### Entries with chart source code
* * * * * * *

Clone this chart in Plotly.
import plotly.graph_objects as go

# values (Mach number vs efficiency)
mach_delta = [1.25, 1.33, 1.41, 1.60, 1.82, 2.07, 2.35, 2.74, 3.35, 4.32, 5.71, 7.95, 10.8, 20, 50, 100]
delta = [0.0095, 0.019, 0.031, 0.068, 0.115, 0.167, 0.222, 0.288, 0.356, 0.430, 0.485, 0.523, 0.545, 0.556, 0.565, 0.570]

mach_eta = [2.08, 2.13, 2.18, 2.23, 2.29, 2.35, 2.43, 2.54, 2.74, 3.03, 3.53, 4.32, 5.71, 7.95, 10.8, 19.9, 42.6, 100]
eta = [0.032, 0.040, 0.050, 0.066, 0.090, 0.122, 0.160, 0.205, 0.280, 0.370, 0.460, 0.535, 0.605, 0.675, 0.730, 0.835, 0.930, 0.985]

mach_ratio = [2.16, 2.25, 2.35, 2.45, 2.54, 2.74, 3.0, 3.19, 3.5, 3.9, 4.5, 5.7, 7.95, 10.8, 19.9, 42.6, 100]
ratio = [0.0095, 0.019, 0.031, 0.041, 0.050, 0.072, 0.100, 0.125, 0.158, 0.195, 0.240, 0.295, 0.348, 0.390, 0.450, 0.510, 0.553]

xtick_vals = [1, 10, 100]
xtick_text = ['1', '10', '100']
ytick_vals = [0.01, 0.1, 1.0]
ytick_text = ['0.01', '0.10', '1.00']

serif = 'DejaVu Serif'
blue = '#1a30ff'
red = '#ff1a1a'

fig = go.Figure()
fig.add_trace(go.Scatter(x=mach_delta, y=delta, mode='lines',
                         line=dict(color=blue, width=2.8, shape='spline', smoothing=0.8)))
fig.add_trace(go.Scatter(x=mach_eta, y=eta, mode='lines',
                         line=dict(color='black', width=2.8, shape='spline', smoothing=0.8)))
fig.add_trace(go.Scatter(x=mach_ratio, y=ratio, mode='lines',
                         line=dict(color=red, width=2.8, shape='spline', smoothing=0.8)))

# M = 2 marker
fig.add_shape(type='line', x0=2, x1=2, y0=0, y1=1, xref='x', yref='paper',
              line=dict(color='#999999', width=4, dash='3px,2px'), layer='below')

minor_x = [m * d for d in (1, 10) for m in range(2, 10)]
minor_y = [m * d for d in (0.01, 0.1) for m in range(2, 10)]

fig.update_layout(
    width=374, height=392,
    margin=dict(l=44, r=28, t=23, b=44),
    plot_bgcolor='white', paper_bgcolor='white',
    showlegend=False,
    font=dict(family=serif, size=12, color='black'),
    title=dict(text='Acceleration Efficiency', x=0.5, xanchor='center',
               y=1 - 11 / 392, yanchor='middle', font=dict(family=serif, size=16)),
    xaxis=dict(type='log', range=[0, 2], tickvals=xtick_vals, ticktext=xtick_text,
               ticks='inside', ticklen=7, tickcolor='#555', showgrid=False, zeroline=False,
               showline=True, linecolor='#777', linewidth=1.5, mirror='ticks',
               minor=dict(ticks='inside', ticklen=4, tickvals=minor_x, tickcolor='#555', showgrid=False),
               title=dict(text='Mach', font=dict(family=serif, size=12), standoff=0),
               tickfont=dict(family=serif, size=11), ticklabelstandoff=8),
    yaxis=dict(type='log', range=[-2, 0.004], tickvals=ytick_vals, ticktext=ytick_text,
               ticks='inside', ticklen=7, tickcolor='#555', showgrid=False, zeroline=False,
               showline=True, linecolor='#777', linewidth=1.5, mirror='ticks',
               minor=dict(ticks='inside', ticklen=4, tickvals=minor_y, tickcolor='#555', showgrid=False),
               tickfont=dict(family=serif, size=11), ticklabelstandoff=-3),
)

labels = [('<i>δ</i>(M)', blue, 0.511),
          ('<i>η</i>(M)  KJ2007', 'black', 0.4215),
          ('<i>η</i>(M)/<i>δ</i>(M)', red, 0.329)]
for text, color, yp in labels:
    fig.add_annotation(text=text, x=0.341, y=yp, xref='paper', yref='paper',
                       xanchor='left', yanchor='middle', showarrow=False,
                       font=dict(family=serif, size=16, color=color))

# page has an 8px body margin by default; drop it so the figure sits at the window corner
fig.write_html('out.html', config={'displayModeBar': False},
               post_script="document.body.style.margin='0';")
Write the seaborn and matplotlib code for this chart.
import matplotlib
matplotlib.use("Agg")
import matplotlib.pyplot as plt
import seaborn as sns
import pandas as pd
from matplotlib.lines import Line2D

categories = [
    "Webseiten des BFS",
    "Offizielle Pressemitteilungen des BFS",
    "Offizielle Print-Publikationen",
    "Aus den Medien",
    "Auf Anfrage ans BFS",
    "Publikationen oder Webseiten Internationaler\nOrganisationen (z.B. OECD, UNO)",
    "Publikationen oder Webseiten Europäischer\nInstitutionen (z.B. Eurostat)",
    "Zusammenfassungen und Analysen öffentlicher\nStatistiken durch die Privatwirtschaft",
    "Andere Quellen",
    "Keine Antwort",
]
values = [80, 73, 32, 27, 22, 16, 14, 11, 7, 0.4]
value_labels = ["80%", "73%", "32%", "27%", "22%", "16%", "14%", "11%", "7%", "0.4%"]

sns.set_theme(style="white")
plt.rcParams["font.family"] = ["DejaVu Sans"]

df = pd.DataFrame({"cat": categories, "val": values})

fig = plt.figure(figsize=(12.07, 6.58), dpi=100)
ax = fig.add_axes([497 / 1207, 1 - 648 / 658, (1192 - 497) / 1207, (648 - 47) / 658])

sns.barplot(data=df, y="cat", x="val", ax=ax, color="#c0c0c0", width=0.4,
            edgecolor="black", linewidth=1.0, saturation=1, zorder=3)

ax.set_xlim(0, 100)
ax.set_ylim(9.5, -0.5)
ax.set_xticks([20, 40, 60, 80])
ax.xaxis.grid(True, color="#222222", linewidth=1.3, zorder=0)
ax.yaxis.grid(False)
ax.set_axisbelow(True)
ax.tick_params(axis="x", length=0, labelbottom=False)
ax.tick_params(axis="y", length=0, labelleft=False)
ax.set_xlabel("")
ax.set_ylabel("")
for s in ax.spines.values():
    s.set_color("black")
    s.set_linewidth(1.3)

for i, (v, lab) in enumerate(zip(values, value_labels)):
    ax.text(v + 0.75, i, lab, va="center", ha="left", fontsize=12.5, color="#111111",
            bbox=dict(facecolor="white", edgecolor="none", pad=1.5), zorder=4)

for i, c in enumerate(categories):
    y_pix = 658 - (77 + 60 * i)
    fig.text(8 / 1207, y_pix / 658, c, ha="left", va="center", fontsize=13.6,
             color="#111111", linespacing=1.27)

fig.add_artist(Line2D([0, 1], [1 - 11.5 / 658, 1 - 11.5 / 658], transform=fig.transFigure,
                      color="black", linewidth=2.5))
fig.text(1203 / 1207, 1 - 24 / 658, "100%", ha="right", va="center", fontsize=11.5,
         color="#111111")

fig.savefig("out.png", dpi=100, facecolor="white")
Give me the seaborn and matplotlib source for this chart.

* * * * * * *

### Your instructions
Starting at the line that contains "Write the seaborn", repeat each line exactly, and stop after the line that contains "from matplotlib.lines import Line2D".

### Expected answer
Write the seaborn and matplotlib code for this chart.
import matplotlib
matplotlib.use("Agg")
import matplotlib.pyplot as plt
import seaborn as sns
import pandas as pd
from matplotlib.lines import Line2D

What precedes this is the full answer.